-- Task requirements --
Exclude the pictures and return every line exactly as written.

───── Listed records

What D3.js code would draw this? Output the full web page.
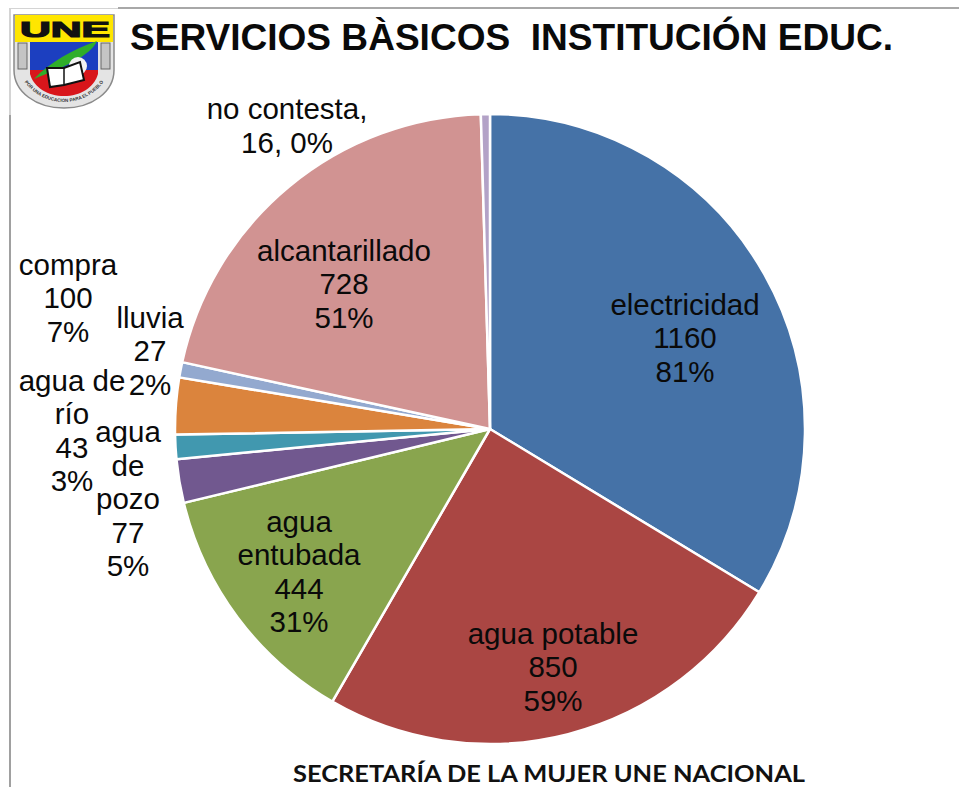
<!DOCTYPE html>
<html><head><meta charset="utf-8">
<script src="https://cdn.jsdelivr.net/npm/d3@7"></script>
<style>html,body{margin:0;padding:0;background:#fff}svg{display:block}</style>
</head><body><svg id="c" width="959" height="787"></svg>
<script>
const categories=["electricidad","agua potable","agua entubada","agua de pozo","agua de río","compra","lluvia","alcantarillado","no contesta"];
const values=[1160,850,444,77,43,100,27,728,16];
const percents=["81%","59%","31%","5%","3%","7%","2%","51%","0%"];
const colors=["#4572A7","#AA4643","#89A54E","#71588F","#4198AF","#DB843D","#93A9CF","#D19392","#B3A2C7"];
const labelLines=[["electricidad","1160","81%"],["agua potable","850","59%"],["agua","entubada","444","31%"],["agua","de","pozo","77","5%"],["agua de","río","43","3%"],["compra","100","7%"],["lluvia","27","2%"],["alcantarillado","728","51%"],["no contesta,","16, 0%"]];
const labelPos=[[685,338],[553,667],[299,572],[128,499],[72,431],[68,298],[150,351],[344,284],[287,126]];
const svg=d3.select("#c");
const font="'Liberation Sans',Arial,sans-serif";
// page frame
svg.append("rect").attr("x",9).attr("y",8).attr("width",2).attr("height",107).attr("fill","#d4d4d4");
svg.append("rect").attr("x",9).attr("y",115).attr("width",2).attr("height",672).attr("fill","#a0a0a0");
svg.append("rect").attr("x",9).attr("y",8).attr("width",109).attr("height",1).attr("fill","#d4d4d4");
svg.append("rect").attr("x",118).attr("y",7).attr("width",841).attr("height",2).attr("fill","#a8a8a8");
// logo
const logo=svg.append("g");
logo.append("path").attr("d","M14,15H114V70C114,92 92,108 64,108C36,108 14,92 14,70Z").attr("fill","#e4e4e4").attr("stroke","#8a8a8a").attr("stroke-width",1.5);
logo.append("rect").attr("x",15).attr("y",15).attr("width",98).attr("height",27).attr("fill","#FFE600");
logo.append("text").attr("x",65).attr("y",37).attr("text-anchor","middle").attr("font-family",font).attr("font-weight",700).attr("font-size",22).attr("textLength",90).attr("lengthAdjust","spacingAndGlyphs").attr("fill","#111").attr("stroke","#111").attr("stroke-width",1.2).text("UNE");
logo.append("rect").attr("x",30).attr("y",42).attr("width",68).attr("height",32).attr("fill","#1c3fc0");
logo.append("path").attr("d","M30,70H98V74C94,88 80,96 64,96C48,96 34,88 30,74Z").attr("fill","#d8161b");
logo.append("rect").attr("x",18).attr("y",43).attr("width",9).attr("height",26).attr("fill","#c4c4c4").attr("stroke","#666");
logo.append("rect").attr("x",101).attr("y",43).attr("width",9).attr("height",26).attr("fill","#c4c4c4").attr("stroke","#666");
logo.append("path").attr("d","M34,79C50,62 72,50 97,41C90,56 66,66 34,79Z").attr("fill","#2fae2a");
logo.append("circle").attr("cx",78).attr("cy",66).attr("r",9).attr("fill","#f2f2f2");
logo.append("path").attr("d","M47,68L64,68L80,62L84,80L64,85L50,87Z").attr("fill","#fff").attr("stroke","#111").attr("stroke-width",2);
logo.append("path").attr("d","M64,68L64,85").attr("stroke","#111").attr("stroke-width",1.5);
logo.append("path").attr("id","motto").attr("d","M18,70C26,90 44,102 64,102C84,102 102,90 110,70").attr("fill","none");
logo.append("text").attr("font-family",font).attr("font-size",4.6).attr("font-weight",700).attr("fill","#333").append("textPath").attr("href","#motto").attr("startOffset","50%").attr("text-anchor","middle").text("POR UNA EDUCACIÓN PARA EL PUEBLO");
// title
svg.append("text").attr("x",130).attr("y",50).attr("font-family",font).attr("font-weight",700).attr("font-size",37).attr("fill","#0a0a0a").attr("textLength",763).attr("lengthAdjust","spacingAndGlyphs").style("white-space","pre").text("SERVICIOS BÀSICOS  INSTITUCIÓN EDUC.");
// pie
const cx=490,cy=429,R=315;
const pie=d3.pie().sort(null).value(d=>d);
const arc=d3.arc().innerRadius(0).outerRadius(R);
svg.append("g").attr("transform",`translate(${cx},${cy})`).selectAll("path").data(pie(values)).join("path")
 .attr("d",arc).attr("fill",(d,i)=>colors[i]).attr("stroke","#fff").attr("stroke-width",2.5).attr("stroke-linejoin","round")
 .append("title").text((d,i)=>`${categories[i]}: ${values[i]} (${percents[i]})`);
// data labels
const lh=33.5;
labelLines.forEach((lines,i)=>{
 const t=svg.append("text").attr("text-anchor","middle").attr("font-family",font).attr("font-size",29.5).attr("fill","#0a0a0a");
 lines.forEach((s,k)=>t.append("tspan").attr("x",labelPos[i][0]).attr("y",labelPos[i][1]-(lines.length-1)*lh/2+k*lh+10).text(s));
});
// footer
svg.append("text").attr("x",293).attr("y",782).attr("font-family","Lato,sans-serif").attr("font-weight",700).attr("font-size",23).attr("fill","#111").attr("textLength",512).attr("lengthAdjust","spacingAndGlyphs").text("SECRETARÍA DE LA MUJER UNE NACIONAL");
</script></body></html>
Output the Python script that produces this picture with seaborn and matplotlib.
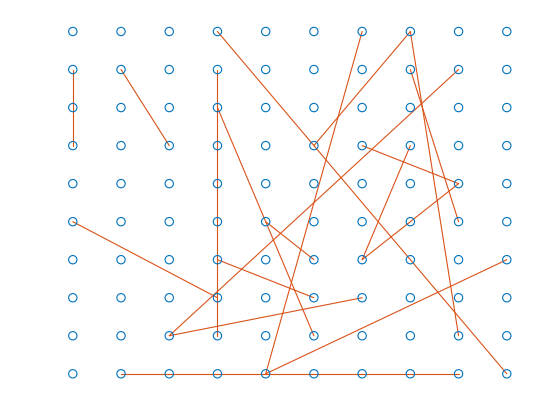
import matplotlib
matplotlib.use("Agg")
import matplotlib.pyplot as plt
import seaborn as sns
import numpy as np
import pandas as pd

grid_x = list(range(10))
grid_y = list(range(10))
seg_x1 = [0, 1, 3, 3, 3, 6, 7, 7, 7, 8, 6, 8, 7, 4, 0, 3, 2, 4, 1]
seg_y1 = [8, 8, 9, 8, 7, 9, 9, 9, 8, 8, 6, 5, 6, 4, 4, 3, 1, 0, 0]
seg_x2 = [0, 2, 9, 3, 5, 4, 5, 8, 8, 2, 8, 6, 6, 5, 3, 5, 6, 9, 8]
seg_y2 = [6, 6, 0, 1, 1, 0, 6, 1, 4, 1, 5, 3, 3, 3, 2, 2, 2, 3, 0]

sns.set_style("white")
fig = plt.figure(figsize=(5.6, 4.2), dpi=100)
ax = fig.add_axes([0.13, 0.11, 0.775, 0.815])
gx, gy = np.meshgrid(grid_x, grid_y)
pts = pd.DataFrame({"x": gx.ravel(), "y": gy.ravel()})
for a, b, c, d in zip(seg_x1, seg_y1, seg_x2, seg_y2):
    ax.plot([a, c], [b, d], color="#D95319", lw=0.8, clip_on=False)
sns.scatterplot(data=pts, x="x", y="y", ax=ax, marker="o", s=36,
                facecolors="none", edgecolor="#0072BD", linewidth=0.8,
                clip_on=False, zorder=3)
ax.set_xlim(0, 9)
ax.set_ylim(0, 9)
ax.axis("off")
fig.savefig("out.png", dpi=100)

──────────

-- Worked answer --
What D3.js code would draw this? Output the full web page.
<!DOCTYPE html>
<html><head><meta charset="utf-8">
<script src="https://cdn.jsdelivr.net/npm/d3@7"></script>
<style>html,body{margin:0;padding:0;background:#fff}svg{display:block}</style>
</head><body><svg id="c" width="959" height="787"></svg>
<script>
const categories=["electricidad","agua potable","agua entubada","agua de pozo","agua de río","compra","lluvia","alcantarillado","no contesta"];
const values=[1160,850,444,77,43,100,27,728,16];
const percents=["81%","59%","31%","5%","3%","7%","2%","51%","0%"];
const colors=["#4572A7","#AA4643","#89A54E","#71588F","#4198AF","#DB843D","#93A9CF","#D19392","#B3A2C7"];
const labelLines=[["electricidad","1160","81%"],["agua potable","850","59%"],["agua","entubada","444","31%"],["agua","de","pozo","77","5%"],["agua de","río","43","3%"],["compra","100","7%"],["lluvia","27","2%"],["alcantarillado","728","51%"],["no contesta,","16, 0%"]];
const labelPos=[[685,338],[553,667],[299,572],[128,499],[72,431],[68,298],[150,351],[344,284],[287,126]];
const svg=d3.select("#c");
const font="'Liberation Sans',Arial,sans-serif";
// page frame
svg.append("rect").attr("x",9).attr("y",8).attr("width",2).attr("height",107).attr("fill","#d4d4d4");
svg.append("rect").attr("x",9).attr("y",115).attr("width",2).attr("height",672).attr("fill","#a0a0a0");
svg.append("rect").attr("x",9).attr("y",8).attr("width",109).attr("height",1).attr("fill","#d4d4d4");
svg.append("rect").attr("x",118).attr("y",7).attr("width",841).attr("height",2).attr("fill","#a8a8a8");
// logo
const logo=svg.append("g");
logo.append("path").attr("d","M14,15H114V70C114,92 92,108 64,108C36,108 14,92 14,70Z").attr("fill","#e4e4e4").attr("stroke","#8a8a8a").attr("stroke-width",1.5);
logo.append("rect").attr("x",15).attr("y",15).attr("width",98).attr("height",27).attr("fill","#FFE600");
logo.append("text").attr("x",65).attr("y",37).attr("text-anchor","middle").attr("font-family",font).attr("font-weight",700).attr("font-size",22).attr("textLength",90).attr("lengthAdjust","spacingAndGlyphs").attr("fill","#111").attr("stroke","#111").attr("stroke-width",1.2).text("UNE");
logo.append("rect").attr("x",30).attr("y",42).attr("width",68).attr("height",32).attr("fill","#1c3fc0");
logo.append("path").attr("d","M30,70H98V74C94,88 80,96 64,96C48,96 34,88 30,74Z").attr("fill","#d8161b");
logo.append("rect").attr("x",18).attr("y",43).attr("width",9).attr("height",26).attr("fill","#c4c4c4").attr("stroke","#666");
logo.append("rect").attr("x",101).attr("y",43).attr("width",9).attr("height",26).attr("fill","#c4c4c4").attr("stroke","#666");
logo.append("path").attr("d","M34,79C50,62 72,50 97,41C90,56 66,66 34,79Z").attr("fill","#2fae2a");
logo.append("circle").attr("cx",78).attr("cy",66).attr("r",9).attr("fill","#f2f2f2");
logo.append("path").attr("d","M47,68L64,68L80,62L84,80L64,85L50,87Z").attr("fill","#fff").attr("stroke","#111").attr("stroke-width",2);
logo.append("path").attr("d","M64,68L64,85").attr("stroke","#111").attr("stroke-width",1.5);
logo.append("path").attr("id","motto").attr("d","M18,70C26,90 44,102 64,102C84,102 102,90 110,70").attr("fill","none");
logo.append("text").attr("font-family",font).attr("font-size",4.6).attr("font-weight",700).attr("fill","#333").append("textPath").attr("href","#motto").attr("startOffset","50%").attr("text-anchor","middle").text("POR UNA EDUCACIÓN PARA EL PUEBLO");
// title
svg.append("text").attr("x",130).attr("y",50).attr("font-family",font).attr("font-weight",700).attr("font-size",37).attr("fill","#0a0a0a").attr("textLength",763).attr("lengthAdjust","spacingAndGlyphs").style("white-space","pre").text("SERVICIOS BÀSICOS  INSTITUCIÓN EDUC.");
// pie
const cx=490,cy=429,R=315;
const pie=d3.pie().sort(null).value(d=>d);
const arc=d3.arc().innerRadius(0).outerRadius(R);
svg.append("g").attr("transform",`translate(${cx},${cy})`).selectAll("path").data(pie(values)).join("path")
 .attr("d",arc).attr("fill",(d,i)=>colors[i]).attr("stroke","#fff").attr("stroke-width",2.5).attr("stroke-linejoin","round")
 .append("title").text((d,i)=>`${categories[i]}: ${values[i]} (${percents[i]})`);
// data labels
const lh=33.5;
labelLines.forEach((lines,i)=>{
 const t=svg.append("text").attr("text-anchor","middle").attr("font-family",font).attr("font-size",29.5).attr("fill","#0a0a0a");
 lines.forEach((s,k)=>t.append("tspan").attr("x",labelPos[i][0]).attr("y",labelPos[i][1]-(lines.length-1)*lh/2+k*lh+10).text(s));
});
// footer
svg.append("text").attr("x",293).attr("y",782).attr("font-family","Lato,sans-serif").attr("font-weight",700).attr("font-size",23).attr("fill","#111").attr("textLength",512).attr("lengthAdjust","spacingAndGlyphs").text("SECRETARÍA DE LA MUJER UNE NACIONAL");
</script></body></html>
Output the Python script that produces this picture with seaborn and matplotlib.
import matplotlib
matplotlib.use("Agg")
import matplotlib.pyplot as plt
import seaborn as sns
import numpy as np
import pandas as pd

grid_x = list(range(10))
grid_y = list(range(10))
seg_x1 = [0, 1, 3, 3, 3, 6, 7, 7, 7, 8, 6, 8, 7, 4, 0, 3, 2, 4, 1]
seg_y1 = [8, 8, 9, 8, 7, 9, 9, 9, 8, 8, 6, 5, 6, 4, 4, 3, 1, 0, 0]
seg_x2 = [0, 2, 9, 3, 5, 4, 5, 8, 8, 2, 8, 6, 6, 5, 3, 5, 6, 9, 8]
seg_y2 = [6, 6, 0, 1, 1, 0, 6, 1, 4, 1, 5, 3, 3, 3, 2, 2, 2, 3, 0]

sns.set_style("white")
fig = plt.figure(figsize=(5.6, 4.2), dpi=100)
ax = fig.add_axes([0.13, 0.11, 0.775, 0.815])
gx, gy = np.meshgrid(grid_x, grid_y)
pts = pd.DataFrame({"x": gx.ravel(), "y": gy.ravel()})
for a, b, c, d in zip(seg_x1, seg_y1, seg_x2, seg_y2):
    ax.plot([a, c], [b, d], color="#D95319", lw=0.8, clip_on=False)
sns.scatterplot(data=pts, x="x", y="y", ax=ax, marker="o", s=36,
                facecolors="none", edgecolor="#0072BD", linewidth=0.8,
                clip_on=False, zorder=3)
ax.set_xlim(0, 9)
ax.set_ylim(0, 9)
ax.axis("off")
fig.savefig("out.png", dpi=100)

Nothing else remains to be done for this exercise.